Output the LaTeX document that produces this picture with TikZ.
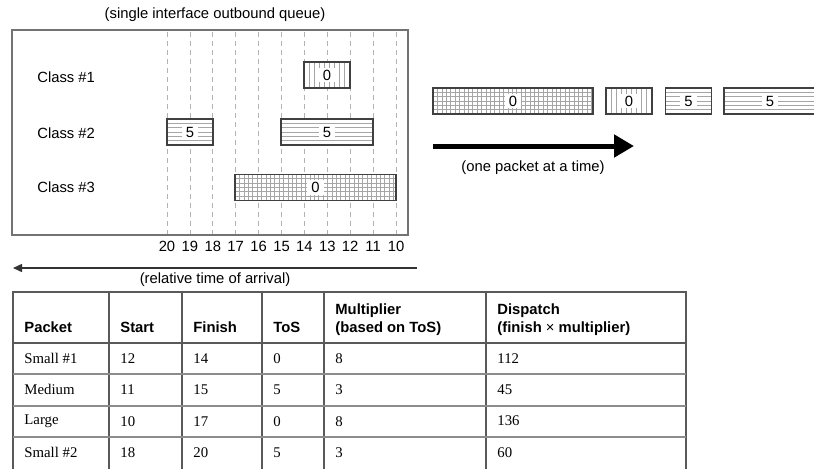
\documentclass[tikz,border=0pt]{standalone}
\usepackage{fontspec}
\setmainfont{Liberation Serif}
\setsansfont{Liberation Sans}
\usetikzlibrary{arrows.meta}

\begin{document}
\begin{tikzpicture}[x=0.5pt,y=-0.5pt,
    txt/.style={font=\fontsize{7.4}{8.6}\selectfont\sffamily, inner sep=0pt},
    tag/.style={txt, fill=white, inner xsep=2pt, inner ysep=1pt},
    pkt/.style={draw=black!75, fill=white, line width=0.6pt, minimum width=#1, minimum height=13pt, inner sep=0pt},
    hatch/.style={draw=black!35, line width=0.3pt},
    vhatch/.style={path picture={\foreach \k in {1,...,40}
        \draw[hatch] ([xshift=\k*2.5pt]path picture bounding box.south west) -- ([xshift=\k*2.5pt]path picture bounding box.north west);}},
    hhatch/.style={path picture={\foreach \k in {1,...,6}
        \draw[hatch] ([yshift=\k*2.2pt]path picture bounding box.south west) -- ([yshift=\k*2.2pt]path picture bounding box.south east);}},
    xhatch/.style={path picture={\foreach \k in {1,...,40}
        \draw[hatch] ([xshift=\k*2.2pt]path picture bounding box.south west) -- ([xshift=\k*2.2pt]path picture bounding box.north west);
        \foreach \k in {1,...,6}
        \draw[hatch] ([yshift=\k*2.2pt]path picture bounding box.south west) -- ([yshift=\k*2.2pt]path picture bounding box.south east);}},
    timeline/.style={draw=black!30, line width=0.4pt, dash pattern=on 2.5pt off 2pt},
    bigarrow/.style={line width=2.5pt, -{Triangle[length=10pt,width=11pt]}},
    smallarrow/.style={draw=black!80, line width=0.7pt, -{Triangle[length=4.5pt,width=4pt]}},
    tabline/.style={draw=black!65, line width=0.6pt},
    rowline/.style={draw=black!45, line width=1pt},
    head/.style={font=\fontsize{7.4}{8.6}\selectfont\sffamily\bfseries, inner sep=0pt, anchor=south west, align=left, text depth=2pt},
    cell/.style={font=\fontsize{7.4}{8.6}\selectfont\rmfamily, inner sep=0pt, anchor=west}]
        \useasboundingbox (0,0) rectangle (814,468);
        % Outbound queue
        \node[txt] (title) at (215,15) {(single interface outbound queue)};
        \draw[draw=black!55, line width=0.8pt] (12,30) rectangle (408,235);
        \foreach \t [count=\i from 0] in {20,19,...,10} {
            \draw[timeline] ({167+22.9*\i},32) -- ({167+22.9*\i},234);
            \node[txt] (t\t) at ({167+22.9*\i},246) {\t};
        }
        \node[txt, anchor=west] (c1) at (37,77)  {Class \#1};
        \node[txt, anchor=west] (c2) at (37,133) {Class \#2};
        \node[txt, anchor=west] (c3) at (37,187) {Class \#3};
        % Packets per class
        \node[pkt=23pt, vhatch, label={[tag]center:0}] (small1) at (327,75)    {};
        \node[pkt=23pt, hhatch, label={[tag]center:5}] (small2) at (190,132)   {};
        \node[pkt=46pt, hhatch, label={[tag]center:5}] (medium) at (327,132)   {};
        \node[pkt=80.5pt, xhatch, label={[tag]center:0}] (large) at (315.5,187.5) {};
        % Arrival axis
        \coordinate (ax0) at (417,268);
        \coordinate (ax1) at (13,268);
        \draw[smallarrow] (ax0) -- (ax1);
        \node[txt] (arrival) at (215,280) {(relative time of arrival)};
        % Dispatched packets
        \node[pkt=80pt, xhatch, label={[tag]center:0}] (q1) at (513,101)   {};
        \node[pkt=23pt, vhatch, label={[tag]center:0}] (q2) at (629,101)   {};
        \node[pkt=23pt, hhatch, label={[tag]center:5}] (q3) at (688.5,101) {};
        \node[pkt=46pt, hhatch, label={[tag]center:5}] (q4) at (770,101)   {};
        \coordinate (out0) at (433,146);
        \coordinate (out1) at (634,146);
        \draw[bigarrow] (out0) -- (out1);
        \node[txt] (onebyone) at (533,168) {(one packet at a time)};
        % Table
        \draw[tabline] (13,470) -- (13,292) -- (686,292) -- (686,470);
        \foreach \x in {109,182,262,324,486}
            \draw[tabline] (\x,292) -- (\x,470);
        \draw[tabline] (13,343) -- (686,343);
        \foreach \y in {374,406,437}
            \draw[rowline] (13,\y) -- (686,\y);
        \node[head] (hpacket) at (24,336.5)  {Packet};
        \node[head] (hstart)  at (120,336.5) {Start};
        \node[head] (hfinish) at (193,336.5) {Finish};
        \node[head] (htos)    at (273,336.5) {ToS};
        \node[head] (hmult)   at (335,336.5) {Multiplier\\(based on ToS)};
        \node[head] (hdisp)   at (497,336.5) {Dispatch\\(finish {\mdseries ×} multiplier)};
        \foreach \pname/\pstart/\pfin/\ptos/\pmul/\pdis [count=\r] in
            {Small \#1/12/14/0/8/112, Medium/11/15/5/3/45, Large/10/17/0/8/136, Small \#2/18/20/5/3/60} {
            \node[cell] (pk\r)  at (24,{327.4+31.25*\r})  {\pname};
            \node[cell] (st\r)  at (120,{327.4+31.25*\r}) {\pstart};
            \node[cell] (fi\r)  at (193,{327.4+31.25*\r}) {\pfin};
            \node[cell] (tos\r) at (273,{327.4+31.25*\r}) {\ptos};
            \node[cell] (mul\r) at (335,{327.4+31.25*\r}) {\pmul};
            \node[cell] (dis\r) at (497,{327.4+31.25*\r}) {\pdis};
        }
\end{tikzpicture}
\end{document}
####################
## PROBLEM REQUIREMENTS
Go through the data above and transcribe it in full, omitting any image.

## ANSWER FOR THIS EXERCISE
Output the LaTeX document that produces this picture with TikZ.
\documentclass[tikz,border=0pt]{standalone}
\usepackage{fontspec}
\setmainfont{Liberation Serif}
\setsansfont{Liberation Sans}
\usetikzlibrary{arrows.meta}

\begin{document}
\begin{tikzpicture}[x=0.5pt,y=-0.5pt,
    txt/.style={font=\fontsize{7.4}{8.6}\selectfont\sffamily, inner sep=0pt},
    tag/.style={txt, fill=white, inner xsep=2pt, inner ysep=1pt},
    pkt/.style={draw=black!75, fill=white, line width=0.6pt, minimum width=#1, minimum height=13pt, inner sep=0pt},
    hatch/.style={draw=black!35, line width=0.3pt},
    vhatch/.style={path picture={\foreach \k in {1,...,40}
        \draw[hatch] ([xshift=\k*2.5pt]path picture bounding box.south west) -- ([xshift=\k*2.5pt]path picture bounding box.north west);}},
    hhatch/.style={path picture={\foreach \k in {1,...,6}
        \draw[hatch] ([yshift=\k*2.2pt]path picture bounding box.south west) -- ([yshift=\k*2.2pt]path picture bounding box.south east);}},
    xhatch/.style={path picture={\foreach \k in {1,...,40}
        \draw[hatch] ([xshift=\k*2.2pt]path picture bounding box.south west) -- ([xshift=\k*2.2pt]path picture bounding box.north west);
        \foreach \k in {1,...,6}
        \draw[hatch] ([yshift=\k*2.2pt]path picture bounding box.south west) -- ([yshift=\k*2.2pt]path picture bounding box.south east);}},
    timeline/.style={draw=black!30, line width=0.4pt, dash pattern=on 2.5pt off 2pt},
    bigarrow/.style={line width=2.5pt, -{Triangle[length=10pt,width=11pt]}},
    smallarrow/.style={draw=black!80, line width=0.7pt, -{Triangle[length=4.5pt,width=4pt]}},
    tabline/.style={draw=black!65, line width=0.6pt},
    rowline/.style={draw=black!45, line width=1pt},
    head/.style={font=\fontsize{7.4}{8.6}\selectfont\sffamily\bfseries, inner sep=0pt, anchor=south west, align=left, text depth=2pt},
    cell/.style={font=\fontsize{7.4}{8.6}\selectfont\rmfamily, inner sep=0pt, anchor=west}]
        \useasboundingbox (0,0) rectangle (814,468);
        % Outbound queue
        \node[txt] (title) at (215,15) {(single interface outbound queue)};
        \draw[draw=black!55, line width=0.8pt] (12,30) rectangle (408,235);
        \foreach \t [count=\i from 0] in {20,19,...,10} {
            \draw[timeline] ({167+22.9*\i},32) -- ({167+22.9*\i},234);
            \node[txt] (t\t) at ({167+22.9*\i},246) {\t};
        }
        \node[txt, anchor=west] (c1) at (37,77)  {Class \#1};
        \node[txt, anchor=west] (c2) at (37,133) {Class \#2};
        \node[txt, anchor=west] (c3) at (37,187) {Class \#3};
        % Packets per class
        \node[pkt=23pt, vhatch, label={[tag]center:0}] (small1) at (327,75)    {};
        \node[pkt=23pt, hhatch, label={[tag]center:5}] (small2) at (190,132)   {};
        \node[pkt=46pt, hhatch, label={[tag]center:5}] (medium) at (327,132)   {};
        \node[pkt=80.5pt, xhatch, label={[tag]center:0}] (large) at (315.5,187.5) {};
        % Arrival axis
        \coordinate (ax0) at (417,268);
        \coordinate (ax1) at (13,268);
        \draw[smallarrow] (ax0) -- (ax1);
        \node[txt] (arrival) at (215,280) {(relative time of arrival)};
        % Dispatched packets
        \node[pkt=80pt, xhatch, label={[tag]center:0}] (q1) at (513,101)   {};
        \node[pkt=23pt, vhatch, label={[tag]center:0}] (q2) at (629,101)   {};
        \node[pkt=23pt, hhatch, label={[tag]center:5}] (q3) at (688.5,101) {};
        \node[pkt=46pt, hhatch, label={[tag]center:5}] (q4) at (770,101)   {};
        \coordinate (out0) at (433,146);
        \coordinate (out1) at (634,146);
        \draw[bigarrow] (out0) -- (out1);
        \node[txt] (onebyone) at (533,168) {(one packet at a time)};
        % Table
        \draw[tabline] (13,470) -- (13,292) -- (686,292) -- (686,470);
        \foreach \x in {109,182,262,324,486}
            \draw[tabline] (\x,292) -- (\x,470);
        \draw[tabline] (13,343) -- (686,343);
        \foreach \y in {374,406,437}
            \draw[rowline] (13,\y) -- (686,\y);
        \node[head] (hpacket) at (24,336.5)  {Packet};
        \node[head] (hstart)  at (120,336.5) {Start};
        \node[head] (hfinish) at (193,336.5) {Finish};
        \node[head] (htos)    at (273,336.5) {ToS};
        \node[head] (hmult)   at (335,336.5) {Multiplier\\(based on ToS)};
        \node[head] (hdisp)   at (497,336.5) {Dispatch\\(finish {\mdseries ×} multiplier)};
        \foreach \pname/\pstart/\pfin/\ptos/\pmul/\pdis [count=\r] in
            {Small \#1/12/14/0/8/112, Medium/11/15/5/3/45, Large/10/17/0/8/136, Small \#2/18/20/5/3/60} {
            \node[cell] (pk\r)  at (24,{327.4+31.25*\r})  {\pname};
            \node[cell] (st\r)  at (120,{327.4+31.25*\r}) {\pstart};
            \node[cell] (fi\r)  at (193,{327.4+31.25*\r}) {\pfin};
            \node[cell] (tos\r) at (273,{327.4+31.25*\r}) {\ptos};
            \node[cell] (mul\r) at (335,{327.4+31.25*\r}) {\pmul};
            \node[cell] (dis\r) at (497,{327.4+31.25*\r}) {\pdis};
        }
\end{tikzpicture}
\end{document}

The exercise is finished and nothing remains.